■ **YOUR INSTRUCTIONS**:
Leave out the pictures, then reproduce the rest of the material exactly.

********************

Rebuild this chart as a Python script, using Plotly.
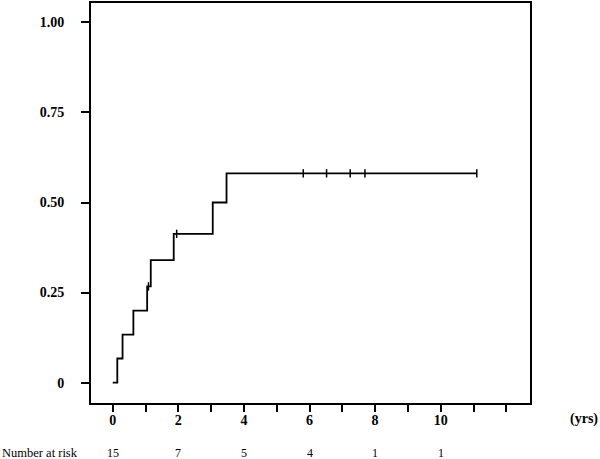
import plotly.graph_objects as go

# Cumulative incidence step curve (event times and values)
step_times = [0, 0.14, 0.30, 0.63, 1.05, 1.16, 1.86, 3.05, 3.47, 11.1]
step_values = [0, 0.067, 0.133, 0.200, 0.267, 0.340, 0.413, 0.500, 0.581, 0.581]

# Censored observations
censor_times = [1.09, 1.95, 5.81, 6.52, 7.24, 7.69, 11.1]
censor_values = [0.267, 0.413, 0.581, 0.581, 0.581, 0.581, 0.581]

# Axis ticks
x_ticks = list(range(0, 13))
x_tick_labels = ["0", "", "2", "", "4", "", "6", "", "8", "", "10", "", ""]
y_ticks = [0, 0.25, 0.50, 0.75, 1.00]
y_tick_labels = ["0", "0.25", "0.50", "0.75", "1.00"]

# Number at risk
risk_times = [0, 2, 4, 6, 8, 10]
risk_counts = [15, 7, 5, 4, 1, 1]

FONT = "Liberation Serif, Times New Roman, serif"

fig = go.Figure()
fig.add_trace(go.Scatter(
    x=step_times, y=step_values, mode="lines",
    line=dict(shape="hv", color="black", width=1.8),
    hoverinfo="skip",
))
fig.add_trace(go.Scatter(
    x=censor_times, y=censor_values, mode="markers",
    marker=dict(symbol="line-ns", size=6, line=dict(color="black", width=1.5)),
    hoverinfo="skip",
))

x_min, x_max = -0.662, 12.722
y_min, y_max = -0.0566, 1.0539

fig.update_layout(
    width=600, height=459,
    margin=dict(l=91, r=70, t=1, b=56),
    paper_bgcolor="white", plot_bgcolor="white",
    showlegend=False,
    font=dict(family=FONT, color="black"),
    xaxis=dict(
        range=[x_min, x_max], showgrid=False, zeroline=False,
        showline=True, linecolor="black", linewidth=2, mirror=True,
        ticks="outside", ticklen=7, tickwidth=2, tickcolor="black",
        tickvals=x_ticks, ticktext=x_tick_labels,
        tickfont=dict(family=FONT, size=14, color="black", weight="bold"),
        ticklabelstandoff=-4,
    ),
    yaxis=dict(
        range=[y_min, y_max], showgrid=False, zeroline=False,
        showline=True, linecolor="black", linewidth=2, mirror=True,
        ticks="outside", ticklen=8, tickwidth=2, tickcolor="black",
        tickvals=y_ticks, ticktext=y_tick_labels,
        tickfont=dict(family=FONT, size=14, color="black", weight="bold"),
        ticklabelstandoff=14,
    ),
)

fig.add_annotation(
    text="(yrs)", xref="paper", yref="paper",
    x=(600 - 91) / 439, y=(403 - 419) / 402,
    xanchor="right", yanchor="middle", showarrow=False,
    font=dict(family=FONT, size=14, color="black", weight="bold"),
)
fig.add_annotation(
    text="Number at risk", xref="paper", yref="paper",
    x=-91 / 439, y=(403 - 453) / 402,
    xanchor="left", yanchor="middle", showarrow=False,
    font=dict(family=FONT, size=12.5, color="black"),
)
for t, n in zip(risk_times, risk_counts):
    fig.add_annotation(
        text=str(n), x=t, xref="x", yref="paper",
        y=(403 - 453) / 402, xanchor="center", yanchor="middle",
        showarrow=False,
        font=dict(family=FONT, size=12, color="black"),
    )

fig.write_html("out.html")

********************

■ **SOLUTION BELOW**:
Rebuild this chart as a Python script, using Plotly.
import plotly.graph_objects as go

# Cumulative incidence step curve (event times and values)
step_times = [0, 0.14, 0.30, 0.63, 1.05, 1.16, 1.86, 3.05, 3.47, 11.1]
step_values = [0, 0.067, 0.133, 0.200, 0.267, 0.340, 0.413, 0.500, 0.581, 0.581]

# Censored observations
censor_times = [1.09, 1.95, 5.81, 6.52, 7.24, 7.69, 11.1]
censor_values = [0.267, 0.413, 0.581, 0.581, 0.581, 0.581, 0.581]

# Axis ticks
x_ticks = list(range(0, 13))
x_tick_labels = ["0", "", "2", "", "4", "", "6", "", "8", "", "10", "", ""]
y_ticks = [0, 0.25, 0.50, 0.75, 1.00]
y_tick_labels = ["0", "0.25", "0.50", "0.75", "1.00"]

# Number at risk
risk_times = [0, 2, 4, 6, 8, 10]
risk_counts = [15, 7, 5, 4, 1, 1]

FONT = "Liberation Serif, Times New Roman, serif"

fig = go.Figure()
fig.add_trace(go.Scatter(
    x=step_times, y=step_values, mode="lines",
    line=dict(shape="hv", color="black", width=1.8),
    hoverinfo="skip",
))
fig.add_trace(go.Scatter(
    x=censor_times, y=censor_values, mode="markers",
    marker=dict(symbol="line-ns", size=6, line=dict(color="black", width=1.5)),
    hoverinfo="skip",
))

x_min, x_max = -0.662, 12.722
y_min, y_max = -0.0566, 1.0539

fig.update_layout(
    width=600, height=459,
    margin=dict(l=91, r=70, t=1, b=56),
    paper_bgcolor="white", plot_bgcolor="white",
    showlegend=False,
    font=dict(family=FONT, color="black"),
    xaxis=dict(
        range=[x_min, x_max], showgrid=False, zeroline=False,
        showline=True, linecolor="black", linewidth=2, mirror=True,
        ticks="outside", ticklen=7, tickwidth=2, tickcolor="black",
        tickvals=x_ticks, ticktext=x_tick_labels,
        tickfont=dict(family=FONT, size=14, color="black", weight="bold"),
        ticklabelstandoff=-4,
    ),
    yaxis=dict(
        range=[y_min, y_max], showgrid=False, zeroline=False,
        showline=True, linecolor="black", linewidth=2, mirror=True,
        ticks="outside", ticklen=8, tickwidth=2, tickcolor="black",
        tickvals=y_ticks, ticktext=y_tick_labels,
        tickfont=dict(family=FONT, size=14, color="black", weight="bold"),
        ticklabelstandoff=14,
    ),
)

fig.add_annotation(
    text="(yrs)", xref="paper", yref="paper",
    x=(600 - 91) / 439, y=(403 - 419) / 402,
    xanchor="right", yanchor="middle", showarrow=False,
    font=dict(family=FONT, size=14, color="black", weight="bold"),
)
fig.add_annotation(
    text="Number at risk", xref="paper", yref="paper",
    x=-91 / 439, y=(403 - 453) / 402,
    xanchor="left", yanchor="middle", showarrow=False,
    font=dict(family=FONT, size=12.5, color="black"),
)
for t, n in zip(risk_times, risk_counts):
    fig.add_annotation(
        text=str(n), x=t, xref="x", yref="paper",
        y=(403 - 453) / 402, xanchor="center", yanchor="middle",
        showarrow=False,
        font=dict(family=FONT, size=12, color="black"),
    )

fig.write_html("out.html")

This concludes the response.